Figure scripts

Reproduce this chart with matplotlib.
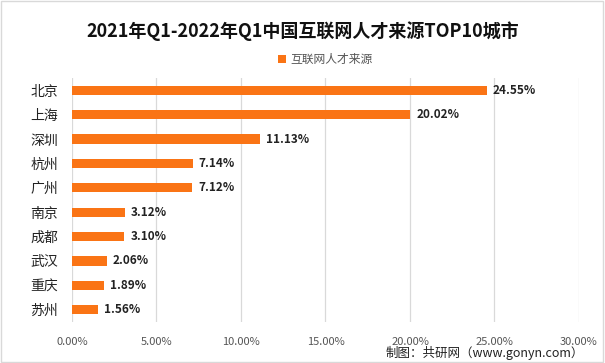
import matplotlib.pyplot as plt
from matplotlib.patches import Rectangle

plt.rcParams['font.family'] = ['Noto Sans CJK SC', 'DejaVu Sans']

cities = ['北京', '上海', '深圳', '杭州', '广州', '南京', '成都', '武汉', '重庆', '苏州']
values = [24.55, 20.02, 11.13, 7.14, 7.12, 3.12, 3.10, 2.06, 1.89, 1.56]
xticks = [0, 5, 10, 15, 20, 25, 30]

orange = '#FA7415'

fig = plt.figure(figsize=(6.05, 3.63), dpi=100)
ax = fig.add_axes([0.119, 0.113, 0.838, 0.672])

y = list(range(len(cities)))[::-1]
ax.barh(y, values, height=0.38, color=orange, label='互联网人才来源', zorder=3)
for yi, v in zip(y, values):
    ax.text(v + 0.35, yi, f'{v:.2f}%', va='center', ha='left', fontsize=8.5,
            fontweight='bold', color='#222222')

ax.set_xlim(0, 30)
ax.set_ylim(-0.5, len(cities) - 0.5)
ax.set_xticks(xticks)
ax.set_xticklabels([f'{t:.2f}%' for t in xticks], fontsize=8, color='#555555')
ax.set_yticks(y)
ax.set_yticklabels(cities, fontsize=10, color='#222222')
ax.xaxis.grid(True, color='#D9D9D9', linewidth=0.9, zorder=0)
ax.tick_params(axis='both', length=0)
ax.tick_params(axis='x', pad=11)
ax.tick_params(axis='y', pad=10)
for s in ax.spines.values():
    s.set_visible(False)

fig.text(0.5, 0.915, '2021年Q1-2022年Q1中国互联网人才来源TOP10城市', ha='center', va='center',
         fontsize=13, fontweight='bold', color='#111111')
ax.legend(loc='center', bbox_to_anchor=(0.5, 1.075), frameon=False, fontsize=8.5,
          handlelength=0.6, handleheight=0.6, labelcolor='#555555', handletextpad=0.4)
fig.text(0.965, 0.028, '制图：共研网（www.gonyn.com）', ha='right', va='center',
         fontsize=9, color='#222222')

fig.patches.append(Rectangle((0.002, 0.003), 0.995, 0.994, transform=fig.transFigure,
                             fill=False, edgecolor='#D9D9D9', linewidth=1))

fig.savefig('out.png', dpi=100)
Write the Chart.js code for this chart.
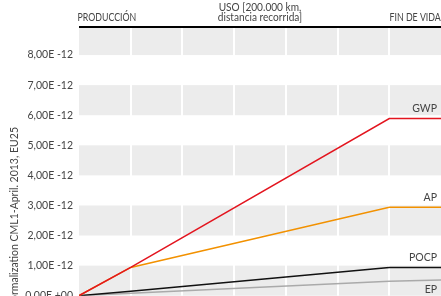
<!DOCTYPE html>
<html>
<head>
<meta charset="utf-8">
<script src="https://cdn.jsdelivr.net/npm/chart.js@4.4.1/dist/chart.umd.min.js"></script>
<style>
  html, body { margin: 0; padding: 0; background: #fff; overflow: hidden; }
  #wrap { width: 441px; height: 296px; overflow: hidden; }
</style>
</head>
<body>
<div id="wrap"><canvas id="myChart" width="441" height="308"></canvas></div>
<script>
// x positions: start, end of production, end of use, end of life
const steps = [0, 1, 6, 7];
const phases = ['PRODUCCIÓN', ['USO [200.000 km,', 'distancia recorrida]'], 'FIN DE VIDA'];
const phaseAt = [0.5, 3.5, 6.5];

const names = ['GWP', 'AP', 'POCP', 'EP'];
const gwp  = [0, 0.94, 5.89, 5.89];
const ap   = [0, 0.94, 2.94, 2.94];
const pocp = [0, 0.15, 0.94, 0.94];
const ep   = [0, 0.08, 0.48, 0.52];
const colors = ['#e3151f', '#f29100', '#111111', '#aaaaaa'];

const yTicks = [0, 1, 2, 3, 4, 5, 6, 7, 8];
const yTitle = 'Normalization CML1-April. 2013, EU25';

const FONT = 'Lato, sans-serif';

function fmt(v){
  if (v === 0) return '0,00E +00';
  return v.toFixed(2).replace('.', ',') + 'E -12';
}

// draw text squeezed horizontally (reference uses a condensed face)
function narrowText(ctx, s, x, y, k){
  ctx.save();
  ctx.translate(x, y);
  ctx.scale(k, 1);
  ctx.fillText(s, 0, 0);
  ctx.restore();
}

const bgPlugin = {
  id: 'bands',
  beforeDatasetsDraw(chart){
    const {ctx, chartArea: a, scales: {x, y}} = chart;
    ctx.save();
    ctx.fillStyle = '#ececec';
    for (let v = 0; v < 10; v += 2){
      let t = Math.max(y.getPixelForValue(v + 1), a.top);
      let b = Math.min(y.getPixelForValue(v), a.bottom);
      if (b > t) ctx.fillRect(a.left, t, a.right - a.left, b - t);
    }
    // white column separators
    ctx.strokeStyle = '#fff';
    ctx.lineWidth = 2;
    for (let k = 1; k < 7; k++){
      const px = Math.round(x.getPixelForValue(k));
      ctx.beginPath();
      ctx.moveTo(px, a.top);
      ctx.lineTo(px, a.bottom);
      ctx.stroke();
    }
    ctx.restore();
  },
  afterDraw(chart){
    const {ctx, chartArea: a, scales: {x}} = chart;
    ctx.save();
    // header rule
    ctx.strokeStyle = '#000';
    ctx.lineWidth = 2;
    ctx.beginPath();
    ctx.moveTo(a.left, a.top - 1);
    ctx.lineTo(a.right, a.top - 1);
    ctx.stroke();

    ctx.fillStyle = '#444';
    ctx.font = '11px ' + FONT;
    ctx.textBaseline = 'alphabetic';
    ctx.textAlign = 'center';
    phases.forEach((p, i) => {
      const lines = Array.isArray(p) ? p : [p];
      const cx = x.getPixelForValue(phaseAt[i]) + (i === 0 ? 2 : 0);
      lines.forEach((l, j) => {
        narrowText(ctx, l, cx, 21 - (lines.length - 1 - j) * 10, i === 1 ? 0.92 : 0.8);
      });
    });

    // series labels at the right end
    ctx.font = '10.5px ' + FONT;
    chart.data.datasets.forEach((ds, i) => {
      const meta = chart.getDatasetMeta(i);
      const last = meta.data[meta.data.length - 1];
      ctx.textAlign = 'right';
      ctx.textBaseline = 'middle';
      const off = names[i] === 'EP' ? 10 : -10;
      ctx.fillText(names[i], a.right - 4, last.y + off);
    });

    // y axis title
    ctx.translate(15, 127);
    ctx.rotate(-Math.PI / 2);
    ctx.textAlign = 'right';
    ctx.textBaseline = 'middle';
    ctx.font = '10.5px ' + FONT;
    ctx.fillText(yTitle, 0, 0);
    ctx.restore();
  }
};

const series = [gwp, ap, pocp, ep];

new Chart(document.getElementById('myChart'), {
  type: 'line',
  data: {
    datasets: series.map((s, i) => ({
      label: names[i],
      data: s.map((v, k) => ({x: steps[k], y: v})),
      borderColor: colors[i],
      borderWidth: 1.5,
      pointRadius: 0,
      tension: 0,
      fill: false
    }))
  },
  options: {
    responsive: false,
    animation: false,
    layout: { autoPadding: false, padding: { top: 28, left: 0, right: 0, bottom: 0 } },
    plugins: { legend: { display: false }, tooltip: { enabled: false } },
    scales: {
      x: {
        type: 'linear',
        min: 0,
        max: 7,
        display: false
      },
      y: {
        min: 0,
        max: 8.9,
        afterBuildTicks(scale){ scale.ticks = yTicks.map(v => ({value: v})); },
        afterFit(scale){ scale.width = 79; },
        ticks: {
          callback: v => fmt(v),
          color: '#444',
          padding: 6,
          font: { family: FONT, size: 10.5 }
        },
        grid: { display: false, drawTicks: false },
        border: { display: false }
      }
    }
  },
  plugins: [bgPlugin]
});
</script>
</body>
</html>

...

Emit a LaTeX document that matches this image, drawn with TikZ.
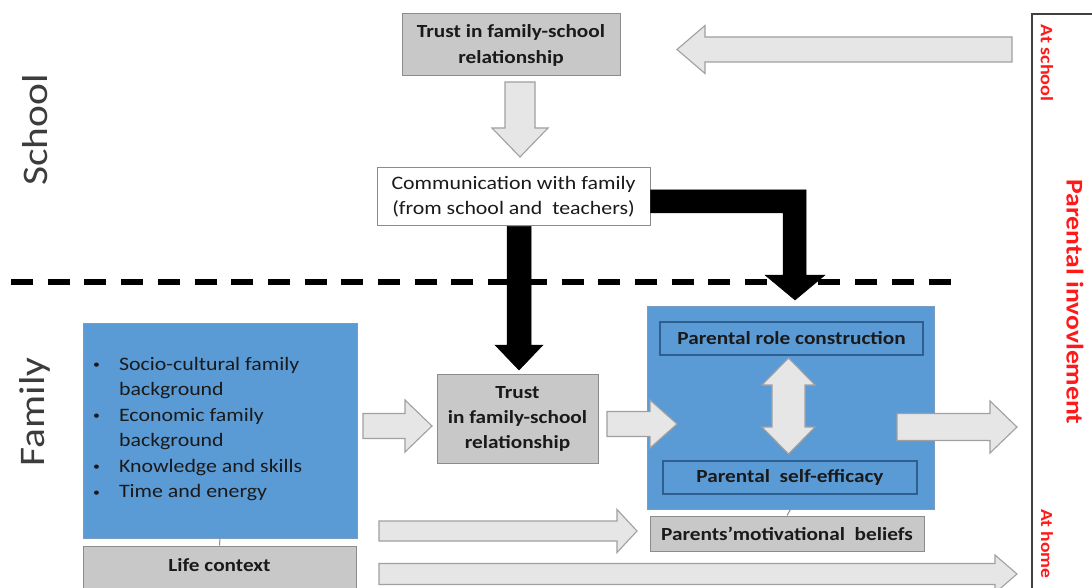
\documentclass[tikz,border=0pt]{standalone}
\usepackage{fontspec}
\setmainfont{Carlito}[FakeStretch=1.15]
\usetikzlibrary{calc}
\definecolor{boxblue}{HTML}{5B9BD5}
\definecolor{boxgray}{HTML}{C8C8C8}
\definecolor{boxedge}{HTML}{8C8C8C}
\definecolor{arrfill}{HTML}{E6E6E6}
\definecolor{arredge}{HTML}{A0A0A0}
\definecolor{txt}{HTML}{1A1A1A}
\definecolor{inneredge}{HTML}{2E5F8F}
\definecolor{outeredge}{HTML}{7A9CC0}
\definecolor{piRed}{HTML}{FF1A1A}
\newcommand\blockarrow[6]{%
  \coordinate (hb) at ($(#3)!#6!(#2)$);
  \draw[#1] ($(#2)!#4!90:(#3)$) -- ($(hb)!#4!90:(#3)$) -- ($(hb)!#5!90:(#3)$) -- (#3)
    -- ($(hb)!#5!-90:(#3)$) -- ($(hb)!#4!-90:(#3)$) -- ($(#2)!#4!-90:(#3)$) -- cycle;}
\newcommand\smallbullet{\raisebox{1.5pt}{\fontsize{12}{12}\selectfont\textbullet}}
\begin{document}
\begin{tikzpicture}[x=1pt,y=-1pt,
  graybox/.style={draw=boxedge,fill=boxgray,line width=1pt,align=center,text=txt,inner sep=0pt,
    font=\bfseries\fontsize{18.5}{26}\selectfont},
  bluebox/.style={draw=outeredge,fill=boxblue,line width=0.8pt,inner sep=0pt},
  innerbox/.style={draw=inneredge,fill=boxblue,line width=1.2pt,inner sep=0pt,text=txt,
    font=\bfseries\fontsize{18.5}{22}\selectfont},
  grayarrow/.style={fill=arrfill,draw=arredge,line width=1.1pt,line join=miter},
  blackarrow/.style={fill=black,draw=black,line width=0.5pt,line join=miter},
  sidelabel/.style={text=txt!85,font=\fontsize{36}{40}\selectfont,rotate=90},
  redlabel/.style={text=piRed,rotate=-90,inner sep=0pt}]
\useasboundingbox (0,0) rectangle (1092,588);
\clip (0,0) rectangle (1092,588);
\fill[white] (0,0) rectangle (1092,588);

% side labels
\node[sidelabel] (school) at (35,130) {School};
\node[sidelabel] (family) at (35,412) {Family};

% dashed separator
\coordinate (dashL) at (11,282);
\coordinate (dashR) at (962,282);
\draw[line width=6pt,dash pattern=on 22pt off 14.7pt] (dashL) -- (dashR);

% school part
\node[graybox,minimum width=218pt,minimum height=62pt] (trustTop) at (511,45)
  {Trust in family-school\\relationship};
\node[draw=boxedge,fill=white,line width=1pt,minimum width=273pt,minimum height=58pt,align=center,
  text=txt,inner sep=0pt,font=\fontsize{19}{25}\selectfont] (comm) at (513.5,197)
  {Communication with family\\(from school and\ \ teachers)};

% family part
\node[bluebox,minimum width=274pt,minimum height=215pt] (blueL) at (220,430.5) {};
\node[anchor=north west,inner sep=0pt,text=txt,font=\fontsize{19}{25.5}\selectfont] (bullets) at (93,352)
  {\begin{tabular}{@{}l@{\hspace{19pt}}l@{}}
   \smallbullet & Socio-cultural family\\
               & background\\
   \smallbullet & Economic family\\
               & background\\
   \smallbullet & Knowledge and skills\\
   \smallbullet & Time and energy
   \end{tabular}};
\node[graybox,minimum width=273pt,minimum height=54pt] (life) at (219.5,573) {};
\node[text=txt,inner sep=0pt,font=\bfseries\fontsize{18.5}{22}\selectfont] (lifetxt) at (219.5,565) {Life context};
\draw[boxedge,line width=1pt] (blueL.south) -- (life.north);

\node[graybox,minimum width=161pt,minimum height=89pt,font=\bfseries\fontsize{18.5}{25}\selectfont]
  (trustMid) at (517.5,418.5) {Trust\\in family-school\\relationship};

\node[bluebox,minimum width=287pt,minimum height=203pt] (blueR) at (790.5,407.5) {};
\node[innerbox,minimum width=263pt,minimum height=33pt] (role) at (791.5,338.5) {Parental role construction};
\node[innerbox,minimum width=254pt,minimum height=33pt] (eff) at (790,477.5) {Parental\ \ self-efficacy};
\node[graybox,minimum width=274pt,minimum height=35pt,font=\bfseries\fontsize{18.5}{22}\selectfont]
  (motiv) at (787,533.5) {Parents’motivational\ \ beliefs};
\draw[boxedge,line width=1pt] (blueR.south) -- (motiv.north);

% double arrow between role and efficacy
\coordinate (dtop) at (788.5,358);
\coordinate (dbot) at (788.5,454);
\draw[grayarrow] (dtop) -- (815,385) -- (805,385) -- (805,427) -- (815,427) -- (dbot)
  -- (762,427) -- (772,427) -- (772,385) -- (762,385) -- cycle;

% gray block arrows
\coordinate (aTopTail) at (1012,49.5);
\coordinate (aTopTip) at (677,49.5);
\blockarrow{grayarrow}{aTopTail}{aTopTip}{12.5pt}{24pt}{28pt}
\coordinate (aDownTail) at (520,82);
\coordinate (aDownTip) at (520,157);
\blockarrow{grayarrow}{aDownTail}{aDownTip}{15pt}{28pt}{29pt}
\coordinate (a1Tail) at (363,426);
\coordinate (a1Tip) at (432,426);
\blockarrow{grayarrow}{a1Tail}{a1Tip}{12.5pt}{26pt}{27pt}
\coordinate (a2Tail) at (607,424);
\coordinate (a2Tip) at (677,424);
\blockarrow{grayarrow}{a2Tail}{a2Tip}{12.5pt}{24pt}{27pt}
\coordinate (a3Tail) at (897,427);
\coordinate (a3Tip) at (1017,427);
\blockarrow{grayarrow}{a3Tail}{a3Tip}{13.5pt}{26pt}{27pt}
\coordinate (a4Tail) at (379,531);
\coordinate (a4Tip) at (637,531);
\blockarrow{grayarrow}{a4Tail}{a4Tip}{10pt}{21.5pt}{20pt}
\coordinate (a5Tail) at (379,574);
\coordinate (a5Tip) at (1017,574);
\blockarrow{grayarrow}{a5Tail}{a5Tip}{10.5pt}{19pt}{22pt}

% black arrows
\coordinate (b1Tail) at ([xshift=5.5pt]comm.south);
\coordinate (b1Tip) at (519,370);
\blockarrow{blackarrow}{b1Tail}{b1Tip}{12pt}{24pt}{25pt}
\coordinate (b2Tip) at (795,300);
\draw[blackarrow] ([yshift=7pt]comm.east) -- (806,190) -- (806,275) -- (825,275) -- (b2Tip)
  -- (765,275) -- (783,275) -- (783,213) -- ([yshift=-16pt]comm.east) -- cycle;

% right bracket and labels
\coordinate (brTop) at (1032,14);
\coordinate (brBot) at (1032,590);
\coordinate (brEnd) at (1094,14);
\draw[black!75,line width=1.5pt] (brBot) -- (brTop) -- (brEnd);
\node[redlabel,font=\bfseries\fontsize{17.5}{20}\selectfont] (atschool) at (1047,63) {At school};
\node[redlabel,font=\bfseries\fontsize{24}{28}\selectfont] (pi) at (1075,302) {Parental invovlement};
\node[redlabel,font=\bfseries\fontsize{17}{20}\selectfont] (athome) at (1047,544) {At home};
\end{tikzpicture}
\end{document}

**TASK DETAILS:**
List all lines where "matplotlib" occurs.

**COMPLETE RESPONSE:**
Reproduce this chart with matplotlib.
import matplotlib.pyplot as plt
from matplotlib.patches import Rectangle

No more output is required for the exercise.